Gujarat massacre masterminds hold key positions in India: FO

The Foreign Office (FO) on Saturday rejected the statement issued by the Indian Ministry of External Affairs on Foreign Minister Bilawal Bhutto-Zardari’s remarks about Indian Prime Minister Narendra Modi, calling it a “reflection of India’s growing frustration”.

On Thursday, FM Bilawal had described Modi as the “butcher of Gujarat” while responding to his Indian counterpart Subrahmanyam Jaishankar at the United Nations after he accused Pakistan of perpetuating terrorism and sheltering al-Qaeda honcho Osama bin Laden.

“I would like to remind Mr Jaishankar that Osama bin Laden is dead, but the butcher of Gujarat lives, and he is the prime minister (of India),” Bilawal had said.

“He (Narendra Modi) was banned from entering this country (the United States). These are the prime minister and foreign minister of RSS, which draws inspiration from Hitler’s SS,” he added.

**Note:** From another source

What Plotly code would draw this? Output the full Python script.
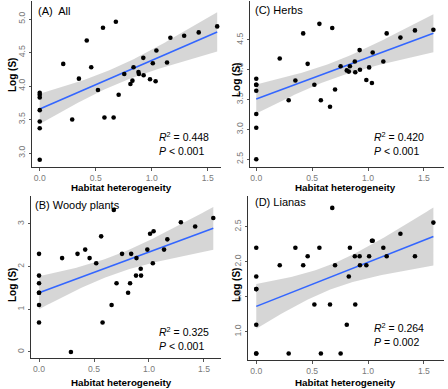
import numpy as np
import plotly.graph_objects as go

# ---------------- data ----------------
habitat_het = [0, 0, 0, 0, 0, 0, 0,
               0.21, 0.29, 0.35, 0.42, 0.46, 0.52, 0.565, 0.578, 0.66, 0.68,
               0.705, 0.755, 0.81, 0.828, 0.838, 0.882, 0.886, 0.925, 0.928, 0.985,
               1.01, 1.035, 1.042, 1.137, 1.167, 1.29, 1.42, 1.585]

log_s_all = [2.90, 3.37, 3.47, 3.64, 3.83, 3.87, 3.90,
             4.33, 3.50, 4.11, 4.68, 4.28, 3.94, 4.87, 3.53, 3.53, 4.96,
             3.87, 4.18, 4.03, 4.08, 4.28, 4.21, 4.18, 4.42, 4.16, 4.10,
             4.34, 4.07, 4.53, 4.35, 4.72, 4.75, 4.80, 4.89]

log_s_herbs = [2.50, 3.03, 3.26, 3.65, 3.75, 3.85, 3.75,
               4.19, 3.49, 3.82, 4.61, 4.10, 3.75, 4.77, 3.49, 3.38, 4.70,
               3.67, 4.06, 3.99, 3.97, 4.06, 4.14, 3.96, 4.33, 4.00, 3.83,
               4.04, 3.78, 4.29, 4.14, 4.61, 4.54, 4.66, 4.67]

log_s_woody = [2.30, 1.79, 1.61, 1.39, 1.10, 0.69, 1.39,
               2.20, 0.00, 2.30, 2.40, 2.20, 2.08, 2.71, 0.69, 1.10, 3.33,
               1.61, 2.30, 1.39, 1.61, 2.30, 1.79, 2.20, 1.95, 1.79, 2.40,
               2.77, 2.08, 2.83, 2.40, 2.64, 3.04, 2.94, 3.14]

log_s_lianas = [0.69, 1.10, 1.61, 1.79, 2.20, 1.61, 0.69,
                1.95, 0.69, 2.20, 1.95, 2.08, 1.39, 2.20, 0.69, 1.39, 2.77,
                1.95, 0.69, 1.10, 1.79, 2.20, 2.08, 1.39, 2.08, 1.95, 1.95,
                2.08, 2.30, 2.30, 2.20, 2.08, 2.40, 2.08, 2.56]

panel_labels = ["(A)  All", "(C) Herbs", "(B) Woody plants", "(D) Lianas"]
stat_texts = ["<i>R</i><sup>2</sup> = 0.448<br><i>P</i> &lt; 0.001",
              "<i>R</i><sup>2</sup> = 0.420<br><i>P</i> &lt; 0.001",
              "<i>R</i><sup>2</sup> = 0.325<br><i>P</i> &lt; 0.001",
              "<i>R</i><sup>2</sup> = 0.264<br><i>P</i> = 0.002"]
x_ticks = [0.0, 0.5, 1.0, 1.5]
x_tick_labels = ["0.0", "0.5", "1.0", "1.5"]
y_ticks_all = [3.0, 3.5, 4.0, 4.5, 5.0]
y_ticks_herbs = [2.5, 3.0, 3.5, 4.0, 4.5]
y_ticks_woody = [0, 1, 2, 3]
y_ticks_lianas = [1.0, 1.5, 2.0, 2.5]

# ---------------- layout geometry (pixels) ----------------
W, H = 448, 389
def fx(px): return px / W
def fy(px): return 1 - px / H

panels = [
    dict(y=log_s_all, label=panel_labels[0], stat=stat_texts[0], yt=y_ticks_all,
         ytl=["3.0", "3.5", "4.0", "4.5", "5.0"],
         xdom=(32, 221), ydom=(1, 167), xr=(-0.069, 1.619), yr=(2.791, 5.269),
         lab=(36, 11), st=(157, 143), ytitle=(12, 75), xtitle=(122, 187)),
    dict(y=log_s_herbs, label=panel_labels[1], stat=stat_texts[1], yt=y_ticks_herbs,
         ytl=["2.5", "3.0", "3.5", "4.0", "4.5"],
         xdom=(250, 444), ydom=(1, 167), xr=(-0.056, 1.680), yr=(2.371, 5.153),
         lab=(253, 10), st=(372, 143), ytitle=(236, 80), xtitle=(345, 187)),
    dict(y=log_s_woody, label=panel_labels[2], stat=stat_texts[2], yt=y_ticks_woody,
         ytl=["0", "1", "2", "3"],
         xdom=(31, 221), ydom=(196, 358), xr=(-0.073, 1.655), yr=(-0.141, 3.656),
         lab=(33, 205), st=(157, 338), ytitle=(12, 285), xtitle=(122, 382)),
    dict(y=log_s_lianas, label=panel_labels[3], stat=stat_texts[3], yt=y_ticks_lianas,
         ytl=["1.0", "1.5", "2.0", "2.5"],
         xdom=(248, 444), ydom=(196, 360), xr=(-0.074, 1.680), yr=(0.597, 2.94),
         lab=(253, 202), st=(372, 334), ytitle=(236, 285), xtitle=(345, 382)),
]

FONT = "Liberation Sans, Arial, sans-serif"
T_CRIT = 2.0345  # t(0.975, df=33)

fig = go.Figure()
annotations = []
layout = {}

x = np.array(habitat_het, dtype=float)
for i, p in enumerate(panels):
    k = "" if i == 0 else str(i + 1)
    xa, ya = "x" + k, "y" + k
    y = np.array(p["y"], dtype=float)

    # OLS fit and 95% confidence band
    n = len(x)
    b, a = np.polyfit(x, y, 1)
    resid = y - (a + b * x)
    s = np.sqrt(np.sum(resid ** 2) / (n - 2))
    xbar = x.mean()
    sxx = np.sum((x - xbar) ** 2)
    xg = np.linspace(x.min(), x.max(), 80)
    yg = a + b * xg
    se = s * np.sqrt(1 / n + (xg - xbar) ** 2 / sxx)
    lo, hi = yg - T_CRIT * se, yg + T_CRIT * se

    fig.add_trace(go.Scatter(x=np.concatenate([xg, xg[::-1]]),
                             y=np.concatenate([hi, lo[::-1]]),
                             fill="toself", fillcolor="rgba(153,153,153,0.4)",
                             line=dict(width=0), mode="lines", hoverinfo="skip",
                             showlegend=False, xaxis=xa, yaxis=ya))
    fig.add_trace(go.Scatter(x=xg, y=yg, mode="lines",
                             line=dict(color="#3366FF", width=1.6),
                             showlegend=False, xaxis=xa, yaxis=ya))
    fig.add_trace(go.Scatter(x=x, y=y, mode="markers",
                             marker=dict(color="black", size=4.6),
                             showlegend=False, xaxis=xa, yaxis=ya))

    common = dict(showline=True, linecolor="#333333", linewidth=1, ticks="outside",
                  ticklen=2.5, tickwidth=1, tickcolor="#555555", showgrid=False,
                  zeroline=False, tickfont=dict(family=FONT, size=8.6, color="#7a7a7a"))
    layout["xaxis" + k] = dict(common, domain=[fx(p["xdom"][0]), fx(p["xdom"][1])],
                               range=list(p["xr"]), tickvals=x_ticks,
                               ticktext=x_tick_labels, anchor=ya)
    layout["yaxis" + k] = dict(common, domain=[fy(p["ydom"][1]), fy(p["ydom"][0])],
                               range=list(p["yr"]), tickvals=p["yt"],
                               ticktext=p["ytl"], tickangle=-90, anchor=xa)

    annotations.append(dict(x=fx(p["lab"][0]), y=fy(p["lab"][1]), xref="paper", yref="paper",
                            text=p["label"], showarrow=False, xanchor="left", yanchor="middle",
                            font=dict(family=FONT, size=11, color="black")))
    annotations.append(dict(x=fx(p["st"][0]), y=fy(p["st"][1]), xref="paper", yref="paper",
                            text=p["stat"], showarrow=False, xanchor="left", yanchor="middle",
                            align="left",
                            font=dict(family=FONT, size=10.5, color="black")))
    annotations.append(dict(x=fx(p["ytitle"][0]), y=fy(p["ytitle"][1]), xref="paper", yref="paper",
                            text="<b>Log (S)</b>", showarrow=False, textangle=-90,
                            xanchor="center", yanchor="middle",
                            font=dict(family=FONT, size=10, color="black")))
    annotations.append(dict(x=fx(p["xtitle"][0]), y=fy(p["xtitle"][1]), xref="paper", yref="paper",
                            text="<b>Habitat heterogeneity</b>", showarrow=False,
                            xanchor="center", yanchor="middle",
                            font=dict(family=FONT, size=9.8, color="black")))

fig.update_layout(width=W, height=H, margin=dict(l=0, r=0, t=0, b=0),
                  paper_bgcolor="white", plot_bgcolor="white",
                  annotations=annotations, **layout)
fig.write_html("out.html", config={"displayModeBar": False},
               post_script="document.body.style.margin='0px';document.body.style.padding='0px';")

Subsequently, in a statement issued yesterday, the Indian government heavily criticised Bilawal’s remarks. According to NDTV, the Indian foreign ministry said that Pakistan “lacked the credentials to cast aspersions at India”.

Separately, furious BJP workers led a march to the Pakistani High Commission in New Delhi. Today, BJP workers held anti-Bilawal protests in other parts of India.

Retorting to the statement today, FO Spokesperson Mumtaz Zahra Baloch said: “The Indian government has tried to hide behind subterfuge and canard to conceal the realities of the 2002 Gujarat massacre.

“It is a shameful story of mass killings, lynching, rape and plunder. The fact of the matter is that the masterminds of the Gujarat massacre have escaped justice and now hold key government positions in India,” she said in a statement.

Baloch stressed that no verbosity could hide the crimes of the “Saffron terrorists” in India. “Hindutva, the political ideology of the ruling party, has given rise to a climate of hate, divisiveness and impunity.”

She went on to say that the culture of impunity was “deeply embedded” in the Hindutva-driven polity in India.

“The acquittal of the mastermind and perpetrators of the heinous attack on Delhi-Lahore Samjhota Express, that killed 40 Pakistani nationals on Indian soil, demonstrates the massacre of justice under the RSS-BJP dispensation.”

The FO spokesperson said intimidation and demonisation of religious minorities received official patronage in states across India.

Hindutva supremacists have been unleashed to exercise cow vigilantism, ransack places of worship, and attack religious congregations, she added.

Baloch pointed out that while India peddled a “fictitious narrative of victimhood”, the country itself was a “perpetrator of repression in Indian Illegally Occupied Jammu and Kashmir and a sponsor and financier of terrorist groups in South Asia”.

“Only this week, a dossier was released containing irrefutable evidence that substantiated India’s involvement in the 2021 terrorist attack in a peaceful Lahore neighbourhood. The evidence gathered with international support confirms that the Lahore attack was instigated, planned and financed by the Indian state,” she said.

India’s statement on Friday, the FO spokesperson continued, was also a reflection of India’s growing frustration over its failure in maligning and isolating Pakistan.

She added that for a country with a “grandiose vision about itself and its place in the world”, India was following a policy of pettiness towards its neighbours.

“We are confident that the international community would look through this facade and the dream of RSS-BJP to turn South Asia in its image will remain unrealised,” Baloch concluded in the statement.

As protests continued for a second day, the Pakistan Peoples Party also called out the BJP, saying his remarks “exposed Indian Prime Minister Narendra Modi before the world”.